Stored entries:
_ _ _ _ _

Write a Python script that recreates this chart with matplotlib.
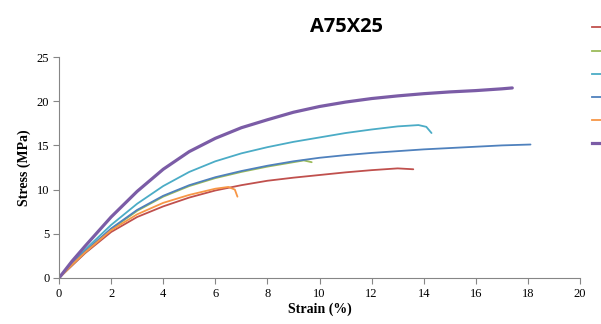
import matplotlib
matplotlib.use("Agg")
import matplotlib.pyplot as plt
from matplotlib.lines import Line2D

# Data (strain %, stress MPa)
red_x = [0, 0.5, 1, 2, 3, 4, 5, 6, 7, 8, 9, 10, 11, 12, 13, 13.6]
red_y = [0, 1.4, 2.8, 5.2, 6.9, 8.1, 9.1, 9.9, 10.5, 11.0, 11.35, 11.65, 11.95, 12.2, 12.4, 12.3]

green_x = [0, 0.5, 1, 2, 3, 4, 5, 6, 7, 8, 9, 9.4, 9.7]
green_y = [0, 1.5, 2.9, 5.5, 7.6, 9.2, 10.4, 11.3, 12.0, 12.6, 13.1, 13.3, 13.1]

teal_x = [0, 0.5, 1, 2, 3, 4, 5, 6, 7, 8, 9, 10, 11, 12, 13, 13.8, 14.1, 14.3]
teal_y = [0, 1.7, 3.2, 6.0, 8.4, 10.4, 12.0, 13.2, 14.1, 14.8, 15.4, 15.9, 16.4, 16.8, 17.15, 17.3, 17.1, 16.4]

blue_x = [0, 0.5, 1, 2, 3, 4, 5, 6, 7, 8, 9, 10, 11, 12, 13, 14, 15, 16, 17, 18.1]
blue_y = [0, 1.6, 3.0, 5.6, 7.7, 9.3, 10.5, 11.4, 12.1, 12.7, 13.2, 13.6, 13.9, 14.15, 14.35, 14.55, 14.7, 14.85, 15.0, 15.1]

orange_x = [0, 0.5, 1, 2, 3, 4, 5, 6, 6.5, 6.75, 6.85]
orange_y = [0, 1.5, 2.9, 5.4, 7.2, 8.5, 9.4, 10.1, 10.3, 10.0, 9.2]

purple_x = [0, 0.5, 1, 2, 3, 4, 5, 6, 7, 8, 9, 10, 11, 12, 13, 14, 15, 16, 17, 17.4]
purple_y = [0, 1.9, 3.6, 6.9, 9.8, 12.3, 14.3, 15.8, 17.0, 17.9, 18.75, 19.4, 19.9, 20.3, 20.6, 20.85, 21.05, 21.2, 21.4, 21.5]

x_ticks = [0, 2, 4, 6, 8, 10, 12, 14, 16, 18, 20]
y_ticks = [0, 5, 10, 15, 20, 25]

series = [
    (red_x, red_y, "#C0504D", 1.3),
    (green_x, green_y, "#9BBB59", 1.3),
    (teal_x, teal_y, "#4BACC6", 1.3),
    (blue_x, blue_y, "#4F81BD", 1.3),
    (orange_x, orange_y, "#F79646", 1.3),
    (purple_x, purple_y, "#7B5CA6", 2.3),
]

fig = plt.figure(figsize=(6.01, 3.24), dpi=100)
ax = fig.add_axes([59/601, 46/324, (580-59)/601, (278-57)/324])

for x, y, c, lw in series:
    ax.plot(x, y, color=c, lw=lw, solid_joinstyle="round", solid_capstyle="round")

ax.set_xlim(0, 20)
ax.set_ylim(0, 25)
ax.set_xticks(x_ticks)
ax.set_yticks(y_ticks)
serif = "Liberation Serif"
ax.set_xticklabels([str(t) for t in x_ticks], fontfamily=serif, fontsize=9)
ax.set_yticklabels([str(t) for t in y_ticks], fontfamily=serif, fontsize=9)
for s in ["top", "right"]:
    ax.spines[s].set_visible(False)
for s in ["left", "bottom"]:
    ax.spines[s].set_color("#868686")
    ax.spines[s].set_linewidth(0.8)
ax.tick_params(direction="out", length=4, width=0.8, color="#868686", pad=3)
ax.set_xlabel("Strain (%)", fontfamily=serif, fontweight="bold", fontsize=10, labelpad=2)
ax.set_ylabel("Stress (MPa)", fontfamily=serif, fontweight="bold", fontsize=10, labelpad=4)

fig.text(346/601, 1 - 27/324, "A75X25", ha="center", va="center",
         fontfamily="Open Sans", fontweight="bold", fontsize=14.5)

# legend markers (labels cut off at the right edge)
leg_y = [27, 51, 74, 97, 120, 143]
for (x, y, c, lw), py in zip(series, leg_y):
    fig.add_artist(Line2D([592/601, 1.0], [1 - py/324, 1 - py/324],
                          color=c, lw=lw, transform=fig.transFigure))

fig.savefig("out.png", dpi=100)
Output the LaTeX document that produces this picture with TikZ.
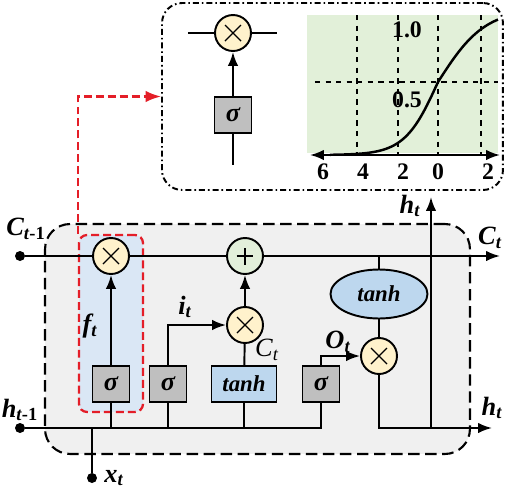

_ _ _ _ _

§ **WHAT YOU NEED TO DO**
Copy the material above exactly and drop the pictures.

§ **THE ANSWER**
Write a Python script that recreates this chart with matplotlib.
import matplotlib
matplotlib.use("Agg")
import matplotlib.pyplot as plt
from matplotlib.lines import Line2D

# Data (strain %, stress MPa)
red_x = [0, 0.5, 1, 2, 3, 4, 5, 6, 7, 8, 9, 10, 11, 12, 13, 13.6]
red_y = [0, 1.4, 2.8, 5.2, 6.9, 8.1, 9.1, 9.9, 10.5, 11.0, 11.35, 11.65, 11.95, 12.2, 12.4, 12.3]

green_x = [0, 0.5, 1, 2, 3, 4, 5, 6, 7, 8, 9, 9.4, 9.7]
green_y = [0, 1.5, 2.9, 5.5, 7.6, 9.2, 10.4, 11.3, 12.0, 12.6, 13.1, 13.3, 13.1]

teal_x = [0, 0.5, 1, 2, 3, 4, 5, 6, 7, 8, 9, 10, 11, 12, 13, 13.8, 14.1, 14.3]
teal_y = [0, 1.7, 3.2, 6.0, 8.4, 10.4, 12.0, 13.2, 14.1, 14.8, 15.4, 15.9, 16.4, 16.8, 17.15, 17.3, 17.1, 16.4]

blue_x = [0, 0.5, 1, 2, 3, 4, 5, 6, 7, 8, 9, 10, 11, 12, 13, 14, 15, 16, 17, 18.1]
blue_y = [0, 1.6, 3.0, 5.6, 7.7, 9.3, 10.5, 11.4, 12.1, 12.7, 13.2, 13.6, 13.9, 14.15, 14.35, 14.55, 14.7, 14.85, 15.0, 15.1]

orange_x = [0, 0.5, 1, 2, 3, 4, 5, 6, 6.5, 6.75, 6.85]
orange_y = [0, 1.5, 2.9, 5.4, 7.2, 8.5, 9.4, 10.1, 10.3, 10.0, 9.2]

purple_x = [0, 0.5, 1, 2, 3, 4, 5, 6, 7, 8, 9, 10, 11, 12, 13, 14, 15, 16, 17, 17.4]
purple_y = [0, 1.9, 3.6, 6.9, 9.8, 12.3, 14.3, 15.8, 17.0, 17.9, 18.75, 19.4, 19.9, 20.3, 20.6, 20.85, 21.05, 21.2, 21.4, 21.5]

x_ticks = [0, 2, 4, 6, 8, 10, 12, 14, 16, 18, 20]
y_ticks = [0, 5, 10, 15, 20, 25]

series = [
    (red_x, red_y, "#C0504D", 1.3),
    (green_x, green_y, "#9BBB59", 1.3),
    (teal_x, teal_y, "#4BACC6", 1.3),
    (blue_x, blue_y, "#4F81BD", 1.3),
    (orange_x, orange_y, "#F79646", 1.3),
    (purple_x, purple_y, "#7B5CA6", 2.3),
]

fig = plt.figure(figsize=(6.01, 3.24), dpi=100)
ax = fig.add_axes([59/601, 46/324, (580-59)/601, (278-57)/324])

for x, y, c, lw in series:
    ax.plot(x, y, color=c, lw=lw, solid_joinstyle="round", solid_capstyle="round")

ax.set_xlim(0, 20)
ax.set_ylim(0, 25)
ax.set_xticks(x_ticks)
ax.set_yticks(y_ticks)
serif = "Liberation Serif"
ax.set_xticklabels([str(t) for t in x_ticks], fontfamily=serif, fontsize=9)
ax.set_yticklabels([str(t) for t in y_ticks], fontfamily=serif, fontsize=9)
for s in ["top", "right"]:
    ax.spines[s].set_visible(False)
for s in ["left", "bottom"]:
    ax.spines[s].set_color("#868686")
    ax.spines[s].set_linewidth(0.8)
ax.tick_params(direction="out", length=4, width=0.8, color="#868686", pad=3)
ax.set_xlabel("Strain (%)", fontfamily=serif, fontweight="bold", fontsize=10, labelpad=2)
ax.set_ylabel("Stress (MPa)", fontfamily=serif, fontweight="bold", fontsize=10, labelpad=4)

fig.text(346/601, 1 - 27/324, "A75X25", ha="center", va="center",
         fontfamily="Open Sans", fontweight="bold", fontsize=14.5)

# legend markers (labels cut off at the right edge)
leg_y = [27, 51, 74, 97, 120, 143]
for (x, y, c, lw), py in zip(series, leg_y):
    fig.add_artist(Line2D([592/601, 1.0], [1 - py/324, 1 - py/324],
                          color=c, lw=lw, transform=fig.transFigure))

fig.savefig("out.png", dpi=100)
Output the LaTeX document that produces this picture with TikZ.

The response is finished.